>> START Working data
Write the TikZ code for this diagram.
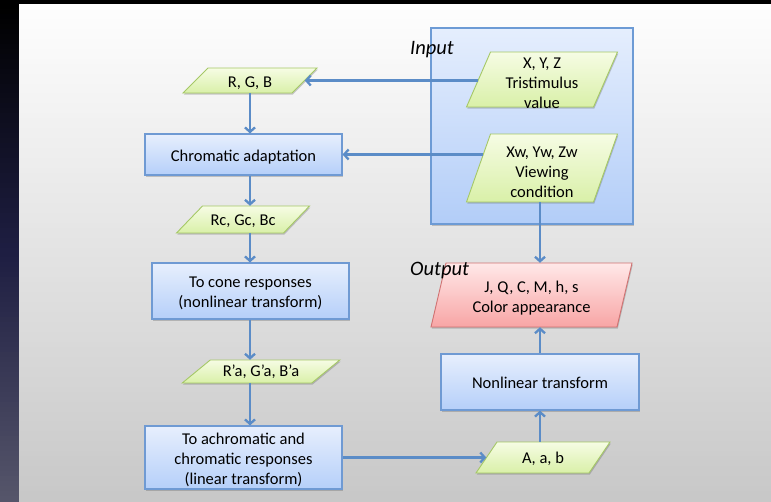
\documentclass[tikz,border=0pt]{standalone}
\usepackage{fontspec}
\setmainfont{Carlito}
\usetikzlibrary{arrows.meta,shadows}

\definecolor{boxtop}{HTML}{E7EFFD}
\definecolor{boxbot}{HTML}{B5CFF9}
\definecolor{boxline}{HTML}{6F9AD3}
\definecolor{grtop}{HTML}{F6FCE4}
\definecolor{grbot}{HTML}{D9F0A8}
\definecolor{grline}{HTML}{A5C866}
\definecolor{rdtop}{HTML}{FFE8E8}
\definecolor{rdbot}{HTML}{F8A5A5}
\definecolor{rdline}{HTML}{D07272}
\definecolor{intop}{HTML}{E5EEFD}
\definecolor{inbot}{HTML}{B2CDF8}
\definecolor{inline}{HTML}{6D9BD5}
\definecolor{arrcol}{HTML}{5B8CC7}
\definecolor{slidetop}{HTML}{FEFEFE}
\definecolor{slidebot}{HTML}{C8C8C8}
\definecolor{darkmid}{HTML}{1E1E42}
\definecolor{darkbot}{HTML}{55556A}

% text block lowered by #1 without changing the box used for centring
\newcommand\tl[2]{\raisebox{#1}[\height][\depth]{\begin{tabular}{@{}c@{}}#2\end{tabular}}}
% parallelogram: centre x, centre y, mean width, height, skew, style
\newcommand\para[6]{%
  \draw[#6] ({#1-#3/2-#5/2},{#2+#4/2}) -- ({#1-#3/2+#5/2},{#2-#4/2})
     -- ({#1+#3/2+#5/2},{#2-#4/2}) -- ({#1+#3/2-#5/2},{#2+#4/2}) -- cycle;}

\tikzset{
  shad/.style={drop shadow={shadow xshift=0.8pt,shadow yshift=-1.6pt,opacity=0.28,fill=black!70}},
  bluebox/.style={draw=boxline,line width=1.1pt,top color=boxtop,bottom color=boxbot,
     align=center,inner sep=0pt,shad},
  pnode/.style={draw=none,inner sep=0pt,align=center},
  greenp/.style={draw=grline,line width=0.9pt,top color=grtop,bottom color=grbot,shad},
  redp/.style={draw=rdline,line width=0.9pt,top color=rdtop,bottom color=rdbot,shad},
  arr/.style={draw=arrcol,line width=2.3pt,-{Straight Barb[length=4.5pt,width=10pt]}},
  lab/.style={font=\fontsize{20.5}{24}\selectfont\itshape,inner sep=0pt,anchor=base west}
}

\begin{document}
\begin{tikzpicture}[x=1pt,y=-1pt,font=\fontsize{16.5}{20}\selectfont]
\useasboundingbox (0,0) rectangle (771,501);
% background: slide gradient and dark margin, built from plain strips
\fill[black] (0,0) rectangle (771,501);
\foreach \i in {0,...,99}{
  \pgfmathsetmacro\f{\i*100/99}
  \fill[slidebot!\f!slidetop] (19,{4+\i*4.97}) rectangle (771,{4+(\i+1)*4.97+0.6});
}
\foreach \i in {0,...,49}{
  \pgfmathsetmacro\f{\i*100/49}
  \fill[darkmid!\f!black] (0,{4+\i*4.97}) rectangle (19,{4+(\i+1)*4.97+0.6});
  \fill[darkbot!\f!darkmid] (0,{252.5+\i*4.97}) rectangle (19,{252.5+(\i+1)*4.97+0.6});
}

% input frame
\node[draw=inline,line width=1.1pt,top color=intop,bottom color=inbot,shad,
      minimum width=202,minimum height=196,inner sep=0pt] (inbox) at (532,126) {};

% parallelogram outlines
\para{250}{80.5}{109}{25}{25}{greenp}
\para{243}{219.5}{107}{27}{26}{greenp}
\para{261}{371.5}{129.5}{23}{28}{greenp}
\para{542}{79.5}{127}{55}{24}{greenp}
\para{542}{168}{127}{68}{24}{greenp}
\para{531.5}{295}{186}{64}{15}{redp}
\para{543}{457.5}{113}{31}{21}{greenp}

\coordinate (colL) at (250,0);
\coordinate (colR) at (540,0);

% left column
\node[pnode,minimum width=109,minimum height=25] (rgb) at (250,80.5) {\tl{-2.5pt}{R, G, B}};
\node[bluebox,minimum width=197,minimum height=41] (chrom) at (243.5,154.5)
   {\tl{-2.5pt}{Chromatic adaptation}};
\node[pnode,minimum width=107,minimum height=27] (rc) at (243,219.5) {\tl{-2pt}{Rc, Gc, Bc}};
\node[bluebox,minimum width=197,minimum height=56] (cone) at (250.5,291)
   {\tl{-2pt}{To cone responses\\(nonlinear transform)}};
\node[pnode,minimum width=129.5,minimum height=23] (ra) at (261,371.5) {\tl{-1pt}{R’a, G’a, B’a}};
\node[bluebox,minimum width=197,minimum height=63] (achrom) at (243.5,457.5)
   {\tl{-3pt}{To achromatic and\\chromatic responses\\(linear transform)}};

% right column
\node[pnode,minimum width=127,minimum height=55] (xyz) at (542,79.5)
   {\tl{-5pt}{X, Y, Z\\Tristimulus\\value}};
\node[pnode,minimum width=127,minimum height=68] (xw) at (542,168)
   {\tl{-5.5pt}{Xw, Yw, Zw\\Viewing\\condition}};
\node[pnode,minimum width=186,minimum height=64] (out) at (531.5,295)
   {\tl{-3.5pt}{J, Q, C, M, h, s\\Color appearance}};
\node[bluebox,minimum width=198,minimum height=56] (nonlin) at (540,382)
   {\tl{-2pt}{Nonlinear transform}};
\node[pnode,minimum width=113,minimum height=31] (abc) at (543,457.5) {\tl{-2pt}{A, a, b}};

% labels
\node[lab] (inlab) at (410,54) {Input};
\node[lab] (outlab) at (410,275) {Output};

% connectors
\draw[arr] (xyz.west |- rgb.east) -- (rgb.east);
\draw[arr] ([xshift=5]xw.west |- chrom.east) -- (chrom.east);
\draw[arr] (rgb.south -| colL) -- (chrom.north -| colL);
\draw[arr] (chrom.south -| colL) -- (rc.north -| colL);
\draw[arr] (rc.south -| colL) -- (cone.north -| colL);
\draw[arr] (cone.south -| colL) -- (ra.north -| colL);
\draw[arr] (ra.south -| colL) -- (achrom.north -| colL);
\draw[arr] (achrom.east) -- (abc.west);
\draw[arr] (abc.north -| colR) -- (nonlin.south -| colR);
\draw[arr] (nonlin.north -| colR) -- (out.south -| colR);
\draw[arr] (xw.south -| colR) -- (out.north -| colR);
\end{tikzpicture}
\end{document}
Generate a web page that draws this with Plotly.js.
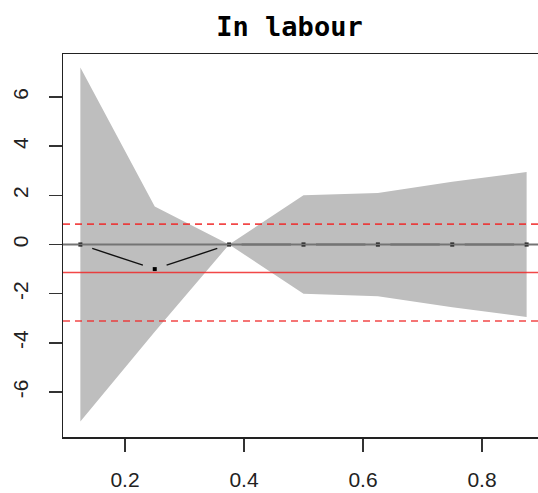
>> END Working data
-- Your objective --
Exclude every picture and copy the remaining data exactly.

-- Response for this exercise --
Write the TikZ code for this diagram.
\documentclass[tikz,border=0pt]{standalone}
\usepackage{fontspec}
\setmainfont{Carlito}
\usetikzlibrary{arrows.meta,shadows}

\definecolor{boxtop}{HTML}{E7EFFD}
\definecolor{boxbot}{HTML}{B5CFF9}
\definecolor{boxline}{HTML}{6F9AD3}
\definecolor{grtop}{HTML}{F6FCE4}
\definecolor{grbot}{HTML}{D9F0A8}
\definecolor{grline}{HTML}{A5C866}
\definecolor{rdtop}{HTML}{FFE8E8}
\definecolor{rdbot}{HTML}{F8A5A5}
\definecolor{rdline}{HTML}{D07272}
\definecolor{intop}{HTML}{E5EEFD}
\definecolor{inbot}{HTML}{B2CDF8}
\definecolor{inline}{HTML}{6D9BD5}
\definecolor{arrcol}{HTML}{5B8CC7}
\definecolor{slidetop}{HTML}{FEFEFE}
\definecolor{slidebot}{HTML}{C8C8C8}
\definecolor{darkmid}{HTML}{1E1E42}
\definecolor{darkbot}{HTML}{55556A}

% text block lowered by #1 without changing the box used for centring
\newcommand\tl[2]{\raisebox{#1}[\height][\depth]{\begin{tabular}{@{}c@{}}#2\end{tabular}}}
% parallelogram: centre x, centre y, mean width, height, skew, style
\newcommand\para[6]{%
  \draw[#6] ({#1-#3/2-#5/2},{#2+#4/2}) -- ({#1-#3/2+#5/2},{#2-#4/2})
     -- ({#1+#3/2+#5/2},{#2-#4/2}) -- ({#1+#3/2-#5/2},{#2+#4/2}) -- cycle;}

\tikzset{
  shad/.style={drop shadow={shadow xshift=0.8pt,shadow yshift=-1.6pt,opacity=0.28,fill=black!70}},
  bluebox/.style={draw=boxline,line width=1.1pt,top color=boxtop,bottom color=boxbot,
     align=center,inner sep=0pt,shad},
  pnode/.style={draw=none,inner sep=0pt,align=center},
  greenp/.style={draw=grline,line width=0.9pt,top color=grtop,bottom color=grbot,shad},
  redp/.style={draw=rdline,line width=0.9pt,top color=rdtop,bottom color=rdbot,shad},
  arr/.style={draw=arrcol,line width=2.3pt,-{Straight Barb[length=4.5pt,width=10pt]}},
  lab/.style={font=\fontsize{20.5}{24}\selectfont\itshape,inner sep=0pt,anchor=base west}
}

\begin{document}
\begin{tikzpicture}[x=1pt,y=-1pt,font=\fontsize{16.5}{20}\selectfont]
\useasboundingbox (0,0) rectangle (771,501);
% background: slide gradient and dark margin, built from plain strips
\fill[black] (0,0) rectangle (771,501);
\foreach \i in {0,...,99}{
  \pgfmathsetmacro\f{\i*100/99}
  \fill[slidebot!\f!slidetop] (19,{4+\i*4.97}) rectangle (771,{4+(\i+1)*4.97+0.6});
}
\foreach \i in {0,...,49}{
  \pgfmathsetmacro\f{\i*100/49}
  \fill[darkmid!\f!black] (0,{4+\i*4.97}) rectangle (19,{4+(\i+1)*4.97+0.6});
  \fill[darkbot!\f!darkmid] (0,{252.5+\i*4.97}) rectangle (19,{252.5+(\i+1)*4.97+0.6});
}

% input frame
\node[draw=inline,line width=1.1pt,top color=intop,bottom color=inbot,shad,
      minimum width=202,minimum height=196,inner sep=0pt] (inbox) at (532,126) {};

% parallelogram outlines
\para{250}{80.5}{109}{25}{25}{greenp}
\para{243}{219.5}{107}{27}{26}{greenp}
\para{261}{371.5}{129.5}{23}{28}{greenp}
\para{542}{79.5}{127}{55}{24}{greenp}
\para{542}{168}{127}{68}{24}{greenp}
\para{531.5}{295}{186}{64}{15}{redp}
\para{543}{457.5}{113}{31}{21}{greenp}

\coordinate (colL) at (250,0);
\coordinate (colR) at (540,0);

% left column
\node[pnode,minimum width=109,minimum height=25] (rgb) at (250,80.5) {\tl{-2.5pt}{R, G, B}};
\node[bluebox,minimum width=197,minimum height=41] (chrom) at (243.5,154.5)
   {\tl{-2.5pt}{Chromatic adaptation}};
\node[pnode,minimum width=107,minimum height=27] (rc) at (243,219.5) {\tl{-2pt}{Rc, Gc, Bc}};
\node[bluebox,minimum width=197,minimum height=56] (cone) at (250.5,291)
   {\tl{-2pt}{To cone responses\\(nonlinear transform)}};
\node[pnode,minimum width=129.5,minimum height=23] (ra) at (261,371.5) {\tl{-1pt}{R’a, G’a, B’a}};
\node[bluebox,minimum width=197,minimum height=63] (achrom) at (243.5,457.5)
   {\tl{-3pt}{To achromatic and\\chromatic responses\\(linear transform)}};

% right column
\node[pnode,minimum width=127,minimum height=55] (xyz) at (542,79.5)
   {\tl{-5pt}{X, Y, Z\\Tristimulus\\value}};
\node[pnode,minimum width=127,minimum height=68] (xw) at (542,168)
   {\tl{-5.5pt}{Xw, Yw, Zw\\Viewing\\condition}};
\node[pnode,minimum width=186,minimum height=64] (out) at (531.5,295)
   {\tl{-3.5pt}{J, Q, C, M, h, s\\Color appearance}};
\node[bluebox,minimum width=198,minimum height=56] (nonlin) at (540,382)
   {\tl{-2pt}{Nonlinear transform}};
\node[pnode,minimum width=113,minimum height=31] (abc) at (543,457.5) {\tl{-2pt}{A, a, b}};

% labels
\node[lab] (inlab) at (410,54) {Input};
\node[lab] (outlab) at (410,275) {Output};

% connectors
\draw[arr] (xyz.west |- rgb.east) -- (rgb.east);
\draw[arr] ([xshift=5]xw.west |- chrom.east) -- (chrom.east);
\draw[arr] (rgb.south -| colL) -- (chrom.north -| colL);
\draw[arr] (chrom.south -| colL) -- (rc.north -| colL);
\draw[arr] (rc.south -| colL) -- (cone.north -| colL);
\draw[arr] (cone.south -| colL) -- (ra.north -| colL);
\draw[arr] (ra.south -| colL) -- (achrom.north -| colL);
\draw[arr] (achrom.east) -- (abc.west);
\draw[arr] (abc.north -| colR) -- (nonlin.south -| colR);
\draw[arr] (nonlin.north -| colR) -- (out.south -| colR);
\draw[arr] (xw.south -| colR) -- (out.north -| colR);
\end{tikzpicture}
\end{document}
Generate a web page that draws this with Plotly.js.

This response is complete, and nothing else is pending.